From the first line of the data below through the line bearing "and projections */", reproduce each line exactly; do not include pictures.

## start LISTING

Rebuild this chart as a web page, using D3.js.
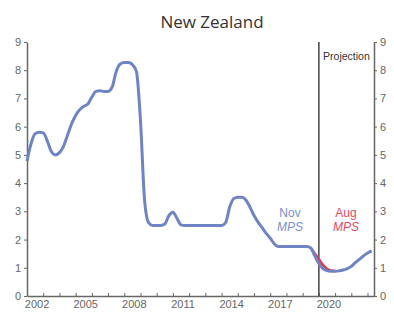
<!DOCTYPE html>
<html>
<head>
<meta charset="utf-8">
<script src="https://cdn.jsdelivr.net/npm/d3@7"></script>
<style>
  body { margin: 0; background: #fff; }
  svg { display: block; }
</style>
</head>
<body>
<div id="chart-area"></div>
<script>
/* New Zealand - policy rate, history and projections */

// history (quarterly)
var histYears = [
  2002, 2002.25, 2002.5, 2002.75, 2003, 2003.25, 2003.5, 2003.75,
  2004, 2004.25, 2004.5, 2004.75, 2005, 2005.25, 2005.5, 2005.75,
  2006, 2006.25, 2006.5, 2006.75, 2007, 2007.25, 2007.5, 2007.75,
  2008, 2008.25, 2008.5, 2008.75, 2009, 2009.25, 2009.5, 2009.75,
  2010, 2010.25, 2010.5, 2010.75, 2011, 2011.25, 2011.5, 2011.75,
  2012, 2012.25, 2012.5, 2012.75, 2013, 2013.25, 2013.5, 2013.75,
  2014, 2014.25, 2014.5, 2014.75, 2015, 2015.25, 2015.5, 2015.75,
  2016, 2016.25, 2016.5, 2016.75, 2017, 2017.25, 2017.5, 2017.75,
  2018, 2018.25, 2018.5, 2018.75, 2019, 2019.25, 2019.5, 2019.75
];
var histValues = [
  4.78, 5.4, 5.75, 5.8, 5.78, 5.5, 5.12, 5.0,
  5.08, 5.3, 5.7, 6.1, 6.4, 6.6, 6.72, 6.8,
  7.05, 7.25, 7.27, 7.25, 7.25, 7.4, 7.95, 8.22,
  8.27, 8.27, 8.2, 7.95, 6.2, 3.4, 2.6, 2.5,
  2.5, 2.5, 2.55, 2.85, 2.97, 2.75, 2.52, 2.5,
  2.5, 2.5, 2.5, 2.5, 2.5, 2.5, 2.5, 2.5,
  2.5, 2.6, 3.15, 3.45, 3.5, 3.5, 3.4, 3.15,
  2.85, 2.62, 2.42, 2.22, 2.05, 1.85, 1.75, 1.75,
  1.75, 1.75, 1.75, 1.75, 1.75, 1.75, 1.7, 1.42
];

// Nov MPS projection
var novYears = [2019.75, 2020, 2020.25, 2020.5, 2020.75, 2021, 2021.25, 2021.5,
  2021.75, 2022, 2022.25, 2022.5, 2022.75, 2023, 2023.25];
var novValues = [1.42, 1.15, 0.97, 0.9, 0.88, 0.88, 0.89, 0.92,
  0.97, 1.05, 1.18, 1.3, 1.42, 1.52, 1.6];

// Aug MPS projection
var augYears = [2019.5, 2019.75, 2020, 2020.25, 2020.5, 2020.75, 2021];
var augValues = [1.7, 1.5, 1.3, 1.1, 0.96, 0.9, 0.88];

var projectionStart = 2020;
var yTicks = [0, 1, 2, 3, 4, 5, 6, 7, 8, 9];
var yearTicks = d3.range(2002, 2024);
var labelYears = [2002, 2005, 2008, 2011, 2014, 2017, 2020];

/******************************
*	DIMENSIONS				  *
******************************/
var W = 394, H = 315;
var plotLeft = 27, plotRight = 374, plotTop = 42, plotBottom = 296;

var svg = d3.select("#chart-area")
	.append("svg")
		.attr("width", W)
		.attr("height", H)
		.style("font-family", "'Liberation Sans', Arial, sans-serif");

var x = d3.scaleLinear().domain([2002, 2023.4]).range([plotLeft, plotRight]);
var y = d3.scaleLinear().domain([0, 9]).range([plotBottom, plotTop]);

var axisColor = "#666";
var labelColor = "#666";

// title
svg.append("text")
	.attr("x", 212)
	.attr("y", 28)
	.attr("text-anchor", "middle")
	.style("font-family", "'Open Sans', sans-serif")
	.style("font-size", "17px")
	.attr("fill", "#333")
	.text("New Zealand");

/******************************
*	AXES					  *
******************************/
var yLeft = svg.append("g")
	.attr("transform", "translate(" + plotLeft + ",0)")
	.call(d3.axisLeft(y).tickValues(yTicks).tickSize(3).tickSizeOuter(0).tickPadding(3));

var yRight = svg.append("g")
	.attr("transform", "translate(" + plotRight + ",0)")
	.call(d3.axisRight(y).tickValues(yTicks).tickSize(3).tickSizeOuter(0).tickPadding(3));

var xAxis = svg.append("g")
	.attr("transform", "translate(0," + plotBottom + ")")
	.call(d3.axisBottom(x).tickValues(yearTicks).tickSize(-3).tickSizeOuter(0).tickFormat(""));

[yLeft, yRight, xAxis].forEach(function(g) {
	g.select(".domain").attr("stroke", axisColor).attr("stroke-width", 1.5);
	g.selectAll(".tick line").attr("stroke", axisColor);
	g.selectAll(".tick text")
		.attr("fill", labelColor)
		.style("font-size", "11px")
		.style("font-family", "'Liberation Sans', Arial, sans-serif");
});

// year labels sit between the ticks
svg.selectAll(".year-label")
	.data(labelYears)
	.enter()
	.append("text")
		.attr("class", "year-label")
		.attr("x", function(d) { return x(d + 0.62); })
		.attr("y", plotBottom + 12)
		.attr("text-anchor", "middle")
		.attr("fill", labelColor)
		.style("font-size", "11px")
		.text(function(d) { return d; });

// projection divider
svg.append("line")
	.attr("x1", x(projectionStart))
	.attr("x2", x(projectionStart))
	.attr("y1", y(9))
	.attr("y2", y(0))
	.attr("stroke", "#444")
	.attr("stroke-width", 1.5);

svg.append("text")
	.attr("x", (x(projectionStart) + plotRight) / 2)
	.attr("y", y(9) + 18)
	.attr("text-anchor", "middle")
	.attr("fill", "#333")
	.style("font-size", "10.5px")
	.text("Projection");

/******************************
*	LINES					  *
******************************/
var line = d3.line()
	.x(function(d) { return x(d[0]); })
	.y(function(d) { return y(d[1]); })
	.curve(d3.curveMonotoneX);

var blue = "#6e84c4";
var red = "#e03b50";

var augData = d3.zip(augYears, augValues);
var novData = d3.zip(histYears, histValues).concat(d3.zip(novYears, novValues).slice(1));

svg.append("path")
	.datum(augData)
	.attr("d", line)
	.attr("fill", "none")
	.attr("stroke", red)
	.attr("stroke-width", 2.6);

svg.append("path")
	.datum(novData)
	.attr("d", line)
	.attr("fill", "none")
	.attr("stroke", blue)
	.attr("stroke-width", 3)
	.attr("stroke-linejoin", "round");

/******************************
*	LABELS					  *
******************************/
function seriesLabel(cx, color, month) {
	svg.append("text")
		.attr("x", cx).attr("y", 217)
		.attr("text-anchor", "middle")
		.attr("fill", color)
		.style("font-size", "12px")
		.text(month);
	svg.append("text")
		.attr("x", cx).attr("y", 231)
		.attr("text-anchor", "middle")
		.attr("fill", color)
		.style("font-size", "12px")
		.style("font-style", "italic")
		.text("MPS");
}
seriesLabel(290, "#7a90d0", "Nov");
seriesLabel(346, "#e8485e", "Aug");
</script>
</body>
</html>
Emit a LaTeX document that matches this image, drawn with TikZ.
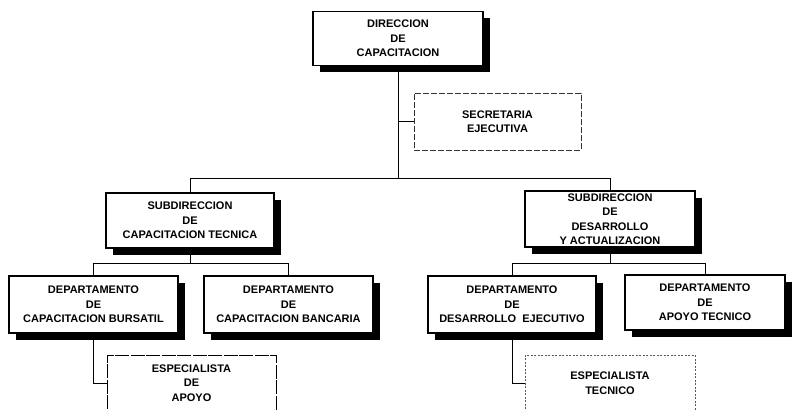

## end LISTING

### EXERCISE RESPONSE
Rebuild this chart as a web page, using D3.js.
<!DOCTYPE html>
<html>
<head>
<meta charset="utf-8">
<script src="https://cdn.jsdelivr.net/npm/d3@7"></script>
<style>
  body { margin: 0; background: #fff; }
  svg { display: block; }
</style>
</head>
<body>
<div id="chart-area"></div>
<script>
/* New Zealand - policy rate, history and projections */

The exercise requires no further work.